West of Sulphur (the town that traded in its national park for a national recreation area) and not far from an enterprise called Junk City, USA, was the Treasure Valley Casino, another of a baker’s dozen owned by the Chickasaws who were happily fulfilling an Anglo urge to convert savings accounts into coins to drop into blinking, dinging machines that in return give a “player” a fleeting glance at little, electronic pictures. Indian slots are, possibly, a part of a Celestial Redemption Plan to take the territory back from usurpers for repatriation through realty purchases funded by small wheels going round and round as if they were land titles. Some Indians and whites alike believe the age-old mineral springs — briefly entrusted to no-deposit/no-return citizens who exhausted them in only a century — should now be given back to those who once knew how to keep them. Call it recycling.

12

A Quest for Querques

C
ROSSING THE RED RIVER
into Texas from Oklahoma is like stepping out a back door onto an avenue instead of an alley, and the difference has little to do with prosperity but much to do with definitions of self and our place in the scheme of things. While I enjoy Oklahomans, I’ve never crossed the Red River southward without a bit of relief and a renewed respect for Lone-Star stewardship. The Texas waysides and the structures and landscape along them all looked flat-out better taken care of. If the alleged Texan braggadocio wants to proclaim its land ethic — at least in comparative terms — only the dim-sighted would try to gainsay it. Dizzy Dean once spouted something along the lines of “It ain’t braggin if you done it.”

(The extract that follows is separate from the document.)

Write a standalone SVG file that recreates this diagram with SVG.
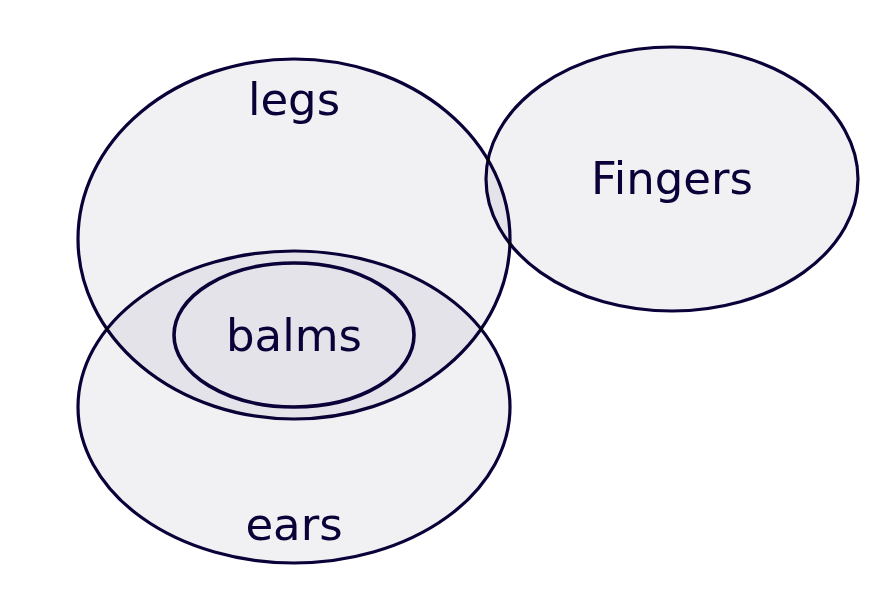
<svg xmlns="http://www.w3.org/2000/svg" width="888" height="591" viewBox="0 0 888 591">
<style>
.set{fill:#f1f1f4;stroke:#0b0038;stroke-width:3.2;mix-blend-mode:multiply}
.inner{fill:none;stroke:#0b0038;stroke-width:3.6}
.lbl{font-family:"DejaVu Sans",sans-serif;font-size:45px;fill:#0b0038;text-anchor:middle}
</style>
<rect width="888" height="591" fill="#ffffff"/>
<g id="legs"><ellipse class="set" cx="294" cy="239" rx="216" ry="180"/><text class="lbl" x="294" y="115">legs</text></g>
<g id="ears"><ellipse class="set" cx="294" cy="407" rx="216" ry="156"/><text class="lbl" x="294" y="540">ears</text></g>
<g id="Fingers"><ellipse class="set" cx="672" cy="179" rx="186" ry="132"/><text class="lbl" x="672" y="194">Fingers</text></g>
<g id="balms"><ellipse class="inner" cx="294" cy="335" rx="120" ry="72"/><text class="lbl" x="294" y="351">balms</text></g>
<g id="connectors"></g>
</svg>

Our route toward southern New Mexico was through the lower end of the Great Plains, formerly called by Anglo-Americans the Great American Desert, a land underlain by the Ogallala Aquifer which — were it on the surface and open water — would cover a larger area than the Great Lakes. (It could fill Lake Erie nine times.) The rolling and fertile savannah atop the Ogallala is the thorax and abdomen of America: we breathe it, we digest it. The Osage and Pawnee and dozens of other tribes were unaware of the immense reservoir held in erosional outwash from the Rocky Mountains, as was also Zebulon Pike who wrote in 1810, “These vast plains of the western hemisphere may become in time equally celebrated as the sandy desarts of Africa.” For many years, his view appeared to be remarkably shortsighted, but with contemporary agriculture having so significantly lowered the Ogallala and turned loose a conjugation of problems reaching well beyond it, Pike’s words now seem to be foresight.

From the Red River near Quanah, Texas, Q and I struck a staggered, forty-five-degree angle composed of numerous left turns followed twenty minutes later by a right turn and thirty minutes after that by another left turn, then a right again; in such a manner we “descended” southwesterly, always heading only due south or due west across the lower Panhandle of Texas. We were following back roads that rarely deviated from the Jeffersonian township-and-range system, staying within the grid as if it were a hog fence.